Huljich co-authored PATTERNS Embedded (ACDCU, 2010) and Mute Icons and other Dichotomies of the Real in Architecture (Actar, 2020). With Marcelo Spina, she was the co-curator of the group show Matters of Sensation at Artist Space in New York (2008).

==Projects==
- Snake-Rice Sculpture, Icheon, South Korea
- Jujuy Redux Apartment, Rosario, Argentina
- Zhixin Hybrid Office Building, Chengdu, China
- Prism Gallery in Los Angeles, CA
- FyF Residence in Rosario, Argentina
- Jujuy 2056 Apartment in Rosario, Argentina
- League of Shadows Event Structure, SCI-Arc, Los Angeles, CA
- MOCA Textile Room Pavilion, Los Angeles, CA
- The White Album Performance, New York, NY & Los Angeles, CA

==Awards and recognition==
2003: First Prize, 21st Century Park Competition / Graham Foundation, Chicago. Graduation with Distinctions, UCLA.

2005: Maybeck Fellow, Department of Architecture, UC Berkeley

2006: First Prize, Vertical Garden Invited Competition, MAK Center at the Schindler House, Los Angeles, CA.

2007: Honorific Mention, International Competition, Skopje Concert Hall, Skopje, Macedonia

2008: Graham Foundation Grant, ìMatters of Sensationî Artists Space, New York, NY

2011: Emerging Voices, Architectural League of New York, NY. Arch is Award, Young Emerging Architects Program, AIA, Los Angeles Chapter.

2012: Honorable Mention, Jujuy Redux, AIA Annual Design Review. AIA LA Honor Award, Collective Void Dormitory, Puerto Rico. AIA LA Merit Award, Jujuy Redux, Rosario, Argentina. First Prize, SCI-Arc Graduation Pavilion Competition, Los Angeles, CA. First Prize, MOCA Pavilion Invited Competition, Los Angeles, US.

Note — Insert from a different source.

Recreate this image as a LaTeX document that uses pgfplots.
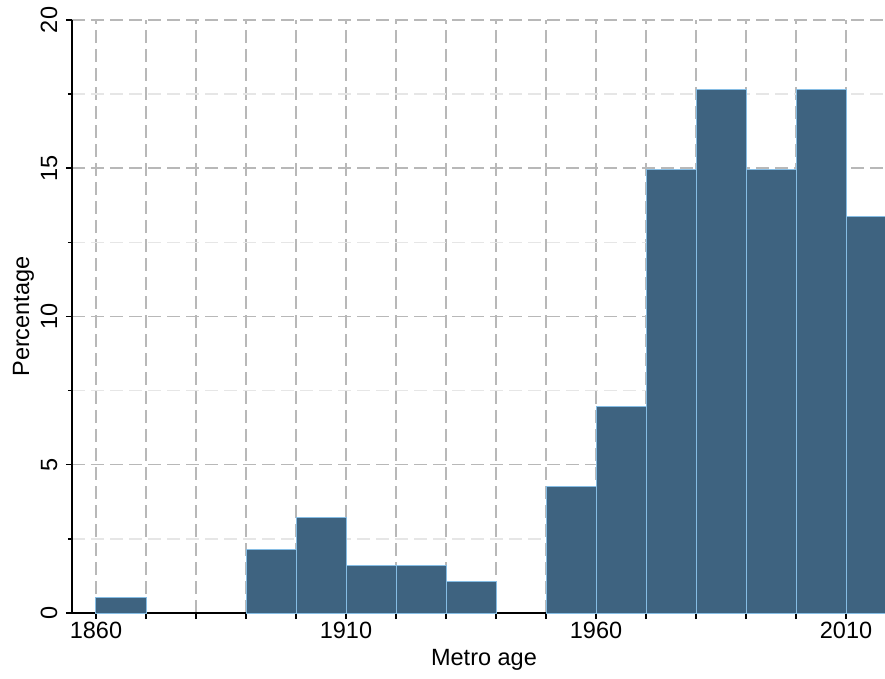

2013: United States Artists Grigor Fellow, Los Angeles

2014: American Architecture Award, The Chicago Athenaeum

2015: ACSA Faculty Award

2016: AIA LA Merit Award

2017: AIA LA Merit Award

2019: AIA LA Merit Award

Designs by Huljich have been displayed at locations such as The Art Institute of Chicago, The MAK Museum, The Chicago Biennial, MOCA in Los Angeles, and the Venice Biennale.

==Books==
- Mute Icons & other Dichotomies of the Real in Architecture

"Patterns: Mute Icons & Other Dichotomies of the Real in Architecture" examines historical and contemporary themes in architecture, including speculative approaches to representation. The book, by Marcelo Spina and Georgina Huljich, explores alternative interpretations of architectural communication and meaning. It has been described as combining elements of history, theory, and a monographic atlas. The publication includes contributions by Georgina Huljich, Guillermo Martinez, Ciro Najle, Marcelo Spina, Brett Steele, and Constance Vale.
- PATTERNS Embedded

'Embedded', PATTERNS's first comprehensive monograph argues for the need of closer proximity between discipline and practice in architecture by articulating concepts, drawings, projects and buildings. Founded in Los Angeles in 2002 and headed by Argentinean Architects Marcelo Spina and Georgina Huljich, the award-winning practice thoughtful research, innovative mission and collaborative approach moves seamlessly between digital and material expressions. In addition to their material and formal research, built projects include Prism Art Gallery in West Hollywood, FYF Residence and Jujuy Redux both in Rosario (Argentina) and Fluid Core Yard in Chengdu, China as well as small objects, sculptures and installations. The book includes essays by Marcleo Spina, Georgina Huljich, Todd Gannon, Marcelyn Gow.and John Mcmorrough.
- Against the Grain:

Against the Grain, features the work of three studios of the Louis I. Kahn Visiting Assistant Professors at Yale. Marcelo Spina and Georgina Huljich in "Brutal Beauty: Piles, Monoliths and the Incongruous Whole" explored ways to make mute icons through monolithic form so that the buildings were foreign to their context and difficult to read formally for a film center in Los Angeles. Dan Wood in "Boulevard Triumphant: ecological infrastructure, architecture, modernization, and the image of the city" a studio for a civic center in Gabon that challenged the architectural language in Africa beyond the clichés and nostalgia to create an architecture that embodied a new ambition. Lisa Gray and Alan Organschi in "Timber Innovation District: new timber technologies and contemporary high performance wood architecture" researched wood as a material for larger-scale projects for a site on New Haven's working waterfront, with projects ranging from bridges to manufacturing facilities and multi-family housing. Edited by Jackie Kow and Nina Rappaport the book is designed by MGMT.design and is distributed by Actar D.